▶ PROVIDED MATERIAL:
= = = = =

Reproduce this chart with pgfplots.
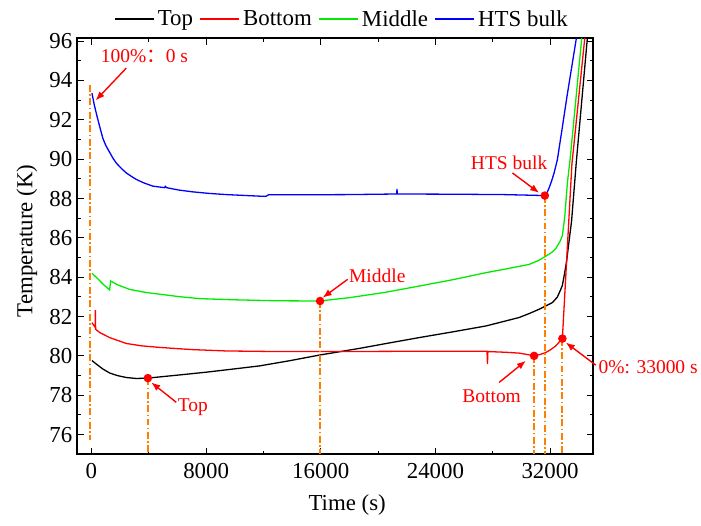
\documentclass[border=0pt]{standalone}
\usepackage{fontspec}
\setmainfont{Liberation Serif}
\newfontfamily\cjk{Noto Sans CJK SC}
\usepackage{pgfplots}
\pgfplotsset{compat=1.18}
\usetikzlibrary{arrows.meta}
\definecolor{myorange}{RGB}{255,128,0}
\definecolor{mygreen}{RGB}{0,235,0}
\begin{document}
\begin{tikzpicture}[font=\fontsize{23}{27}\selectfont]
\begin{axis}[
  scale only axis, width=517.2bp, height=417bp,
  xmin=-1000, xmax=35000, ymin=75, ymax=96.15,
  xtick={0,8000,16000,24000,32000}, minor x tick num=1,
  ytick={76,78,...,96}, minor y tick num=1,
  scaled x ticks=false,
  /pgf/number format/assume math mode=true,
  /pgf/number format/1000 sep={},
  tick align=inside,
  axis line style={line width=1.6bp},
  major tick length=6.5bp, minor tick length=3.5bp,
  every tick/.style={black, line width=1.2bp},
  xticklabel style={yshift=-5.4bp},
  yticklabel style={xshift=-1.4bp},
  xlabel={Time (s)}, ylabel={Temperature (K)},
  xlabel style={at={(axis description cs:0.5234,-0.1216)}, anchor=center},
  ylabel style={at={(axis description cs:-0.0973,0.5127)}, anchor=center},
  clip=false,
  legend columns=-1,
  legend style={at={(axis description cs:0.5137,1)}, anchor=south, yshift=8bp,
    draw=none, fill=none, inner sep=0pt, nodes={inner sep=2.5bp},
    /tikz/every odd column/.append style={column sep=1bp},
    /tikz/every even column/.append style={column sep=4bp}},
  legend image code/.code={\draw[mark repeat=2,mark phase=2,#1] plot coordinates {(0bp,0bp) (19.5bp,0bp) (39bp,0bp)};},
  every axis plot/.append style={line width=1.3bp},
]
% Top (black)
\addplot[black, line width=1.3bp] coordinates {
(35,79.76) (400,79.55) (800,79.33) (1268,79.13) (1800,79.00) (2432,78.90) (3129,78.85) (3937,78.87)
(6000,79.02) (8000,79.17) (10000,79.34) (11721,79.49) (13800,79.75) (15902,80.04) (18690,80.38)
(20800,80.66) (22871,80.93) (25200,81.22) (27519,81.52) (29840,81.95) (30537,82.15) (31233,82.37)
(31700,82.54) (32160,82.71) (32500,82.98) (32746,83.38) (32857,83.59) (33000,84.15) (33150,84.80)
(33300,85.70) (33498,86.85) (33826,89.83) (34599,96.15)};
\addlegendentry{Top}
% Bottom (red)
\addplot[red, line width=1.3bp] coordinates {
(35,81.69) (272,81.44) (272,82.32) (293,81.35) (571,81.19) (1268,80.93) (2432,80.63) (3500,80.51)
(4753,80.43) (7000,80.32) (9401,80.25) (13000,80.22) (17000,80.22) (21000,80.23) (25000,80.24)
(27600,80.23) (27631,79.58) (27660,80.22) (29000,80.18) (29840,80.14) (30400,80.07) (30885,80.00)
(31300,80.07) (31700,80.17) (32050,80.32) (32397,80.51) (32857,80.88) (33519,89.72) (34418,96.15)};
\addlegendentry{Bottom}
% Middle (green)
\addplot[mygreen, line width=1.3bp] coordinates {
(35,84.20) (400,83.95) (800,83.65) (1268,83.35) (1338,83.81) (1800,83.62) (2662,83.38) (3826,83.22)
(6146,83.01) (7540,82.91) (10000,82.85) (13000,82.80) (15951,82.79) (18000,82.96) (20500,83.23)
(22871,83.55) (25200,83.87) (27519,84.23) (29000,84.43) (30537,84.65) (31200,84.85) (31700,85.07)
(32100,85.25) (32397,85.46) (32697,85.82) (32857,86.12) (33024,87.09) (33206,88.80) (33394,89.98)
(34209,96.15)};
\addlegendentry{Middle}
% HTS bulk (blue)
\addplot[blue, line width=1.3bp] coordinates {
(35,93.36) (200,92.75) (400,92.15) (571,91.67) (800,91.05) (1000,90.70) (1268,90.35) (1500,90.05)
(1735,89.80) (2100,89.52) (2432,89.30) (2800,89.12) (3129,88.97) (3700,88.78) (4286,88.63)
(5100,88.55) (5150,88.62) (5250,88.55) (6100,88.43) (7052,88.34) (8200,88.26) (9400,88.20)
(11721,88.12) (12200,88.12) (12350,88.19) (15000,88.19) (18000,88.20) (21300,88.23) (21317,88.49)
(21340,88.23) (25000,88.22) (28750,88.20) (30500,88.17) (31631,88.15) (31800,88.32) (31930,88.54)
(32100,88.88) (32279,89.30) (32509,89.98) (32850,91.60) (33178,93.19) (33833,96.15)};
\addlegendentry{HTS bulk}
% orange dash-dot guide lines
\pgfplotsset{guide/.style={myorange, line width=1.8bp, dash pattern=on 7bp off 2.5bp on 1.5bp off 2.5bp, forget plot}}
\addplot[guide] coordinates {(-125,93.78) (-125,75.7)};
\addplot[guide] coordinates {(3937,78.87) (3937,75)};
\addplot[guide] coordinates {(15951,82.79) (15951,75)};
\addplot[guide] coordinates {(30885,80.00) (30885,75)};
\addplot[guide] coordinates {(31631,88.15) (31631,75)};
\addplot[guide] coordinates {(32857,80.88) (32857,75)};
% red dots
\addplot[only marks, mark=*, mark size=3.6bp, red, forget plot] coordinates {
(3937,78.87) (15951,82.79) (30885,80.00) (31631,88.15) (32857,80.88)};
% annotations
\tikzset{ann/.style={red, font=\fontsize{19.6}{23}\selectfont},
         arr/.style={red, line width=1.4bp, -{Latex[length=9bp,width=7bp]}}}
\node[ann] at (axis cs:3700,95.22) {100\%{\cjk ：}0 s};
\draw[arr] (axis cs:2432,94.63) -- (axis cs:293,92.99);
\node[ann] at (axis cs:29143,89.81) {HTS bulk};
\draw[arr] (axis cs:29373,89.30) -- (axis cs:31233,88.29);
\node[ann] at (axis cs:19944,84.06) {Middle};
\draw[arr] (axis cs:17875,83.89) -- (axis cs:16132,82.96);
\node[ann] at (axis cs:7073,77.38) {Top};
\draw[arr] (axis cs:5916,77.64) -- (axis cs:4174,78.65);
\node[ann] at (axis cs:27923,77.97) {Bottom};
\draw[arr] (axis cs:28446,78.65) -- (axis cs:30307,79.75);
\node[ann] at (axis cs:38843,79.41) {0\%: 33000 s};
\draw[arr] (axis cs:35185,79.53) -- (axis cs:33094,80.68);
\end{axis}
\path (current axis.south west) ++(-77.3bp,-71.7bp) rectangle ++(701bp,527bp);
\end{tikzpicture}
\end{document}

= = = = =

▶ GOAL:
Leave the pictures out and copy the rest of the data exactly.

▶ RESULT FOR THIS TASK:
Reproduce this chart with pgfplots.
\documentclass[border=0pt]{standalone}
\usepackage{fontspec}
\setmainfont{Liberation Serif}
\newfontfamily\cjk{Noto Sans CJK SC}
\usepackage{pgfplots}
\pgfplotsset{compat=1.18}
\usetikzlibrary{arrows.meta}
\definecolor{myorange}{RGB}{255,128,0}
\definecolor{mygreen}{RGB}{0,235,0}
\begin{document}
\begin{tikzpicture}[font=\fontsize{23}{27}\selectfont]
\begin{axis}[
  scale only axis, width=517.2bp, height=417bp,
  xmin=-1000, xmax=35000, ymin=75, ymax=96.15,
  xtick={0,8000,16000,24000,32000}, minor x tick num=1,
  ytick={76,78,...,96}, minor y tick num=1,
  scaled x ticks=false,
  /pgf/number format/assume math mode=true,
  /pgf/number format/1000 sep={},
  tick align=inside,
  axis line style={line width=1.6bp},
  major tick length=6.5bp, minor tick length=3.5bp,
  every tick/.style={black, line width=1.2bp},
  xticklabel style={yshift=-5.4bp},
  yticklabel style={xshift=-1.4bp},
  xlabel={Time (s)}, ylabel={Temperature (K)},
  xlabel style={at={(axis description cs:0.5234,-0.1216)}, anchor=center},
  ylabel style={at={(axis description cs:-0.0973,0.5127)}, anchor=center},
  clip=false,
  legend columns=-1,
  legend style={at={(axis description cs:0.5137,1)}, anchor=south, yshift=8bp,
    draw=none, fill=none, inner sep=0pt, nodes={inner sep=2.5bp},
    /tikz/every odd column/.append style={column sep=1bp},
    /tikz/every even column/.append style={column sep=4bp}},
  legend image code/.code={\draw[mark repeat=2,mark phase=2,#1] plot coordinates {(0bp,0bp) (19.5bp,0bp) (39bp,0bp)};},
  every axis plot/.append style={line width=1.3bp},
]
% Top (black)
\addplot[black, line width=1.3bp] coordinates {
(35,79.76) (400,79.55) (800,79.33) (1268,79.13) (1800,79.00) (2432,78.90) (3129,78.85) (3937,78.87)
(6000,79.02) (8000,79.17) (10000,79.34) (11721,79.49) (13800,79.75) (15902,80.04) (18690,80.38)
(20800,80.66) (22871,80.93) (25200,81.22) (27519,81.52) (29840,81.95) (30537,82.15) (31233,82.37)
(31700,82.54) (32160,82.71) (32500,82.98) (32746,83.38) (32857,83.59) (33000,84.15) (33150,84.80)
(33300,85.70) (33498,86.85) (33826,89.83) (34599,96.15)};
\addlegendentry{Top}
% Bottom (red)
\addplot[red, line width=1.3bp] coordinates {
(35,81.69) (272,81.44) (272,82.32) (293,81.35) (571,81.19) (1268,80.93) (2432,80.63) (3500,80.51)
(4753,80.43) (7000,80.32) (9401,80.25) (13000,80.22) (17000,80.22) (21000,80.23) (25000,80.24)
(27600,80.23) (27631,79.58) (27660,80.22) (29000,80.18) (29840,80.14) (30400,80.07) (30885,80.00)
(31300,80.07) (31700,80.17) (32050,80.32) (32397,80.51) (32857,80.88) (33519,89.72) (34418,96.15)};
\addlegendentry{Bottom}
% Middle (green)
\addplot[mygreen, line width=1.3bp] coordinates {
(35,84.20) (400,83.95) (800,83.65) (1268,83.35) (1338,83.81) (1800,83.62) (2662,83.38) (3826,83.22)
(6146,83.01) (7540,82.91) (10000,82.85) (13000,82.80) (15951,82.79) (18000,82.96) (20500,83.23)
(22871,83.55) (25200,83.87) (27519,84.23) (29000,84.43) (30537,84.65) (31200,84.85) (31700,85.07)
(32100,85.25) (32397,85.46) (32697,85.82) (32857,86.12) (33024,87.09) (33206,88.80) (33394,89.98)
(34209,96.15)};
\addlegendentry{Middle}
% HTS bulk (blue)
\addplot[blue, line width=1.3bp] coordinates {
(35,93.36) (200,92.75) (400,92.15) (571,91.67) (800,91.05) (1000,90.70) (1268,90.35) (1500,90.05)
(1735,89.80) (2100,89.52) (2432,89.30) (2800,89.12) (3129,88.97) (3700,88.78) (4286,88.63)
(5100,88.55) (5150,88.62) (5250,88.55) (6100,88.43) (7052,88.34) (8200,88.26) (9400,88.20)
(11721,88.12) (12200,88.12) (12350,88.19) (15000,88.19) (18000,88.20) (21300,88.23) (21317,88.49)
(21340,88.23) (25000,88.22) (28750,88.20) (30500,88.17) (31631,88.15) (31800,88.32) (31930,88.54)
(32100,88.88) (32279,89.30) (32509,89.98) (32850,91.60) (33178,93.19) (33833,96.15)};
\addlegendentry{HTS bulk}
% orange dash-dot guide lines
\pgfplotsset{guide/.style={myorange, line width=1.8bp, dash pattern=on 7bp off 2.5bp on 1.5bp off 2.5bp, forget plot}}
\addplot[guide] coordinates {(-125,93.78) (-125,75.7)};
\addplot[guide] coordinates {(3937,78.87) (3937,75)};
\addplot[guide] coordinates {(15951,82.79) (15951,75)};
\addplot[guide] coordinates {(30885,80.00) (30885,75)};
\addplot[guide] coordinates {(31631,88.15) (31631,75)};
\addplot[guide] coordinates {(32857,80.88) (32857,75)};
% red dots
\addplot[only marks, mark=*, mark size=3.6bp, red, forget plot] coordinates {
(3937,78.87) (15951,82.79) (30885,80.00) (31631,88.15) (32857,80.88)};
% annotations
\tikzset{ann/.style={red, font=\fontsize{19.6}{23}\selectfont},
         arr/.style={red, line width=1.4bp, -{Latex[length=9bp,width=7bp]}}}
\node[ann] at (axis cs:3700,95.22) {100\%{\cjk ：}0 s};
\draw[arr] (axis cs:2432,94.63) -- (axis cs:293,92.99);
\node[ann] at (axis cs:29143,89.81) {HTS bulk};
\draw[arr] (axis cs:29373,89.30) -- (axis cs:31233,88.29);
\node[ann] at (axis cs:19944,84.06) {Middle};
\draw[arr] (axis cs:17875,83.89) -- (axis cs:16132,82.96);
\node[ann] at (axis cs:7073,77.38) {Top};
\draw[arr] (axis cs:5916,77.64) -- (axis cs:4174,78.65);
\node[ann] at (axis cs:27923,77.97) {Bottom};
\draw[arr] (axis cs:28446,78.65) -- (axis cs:30307,79.75);
\node[ann] at (axis cs:38843,79.41) {0\%: 33000 s};
\draw[arr] (axis cs:35185,79.53) -- (axis cs:33094,80.68);
\end{axis}
\path (current axis.south west) ++(-77.3bp,-71.7bp) rectangle ++(701bp,527bp);
\end{tikzpicture}
\end{document}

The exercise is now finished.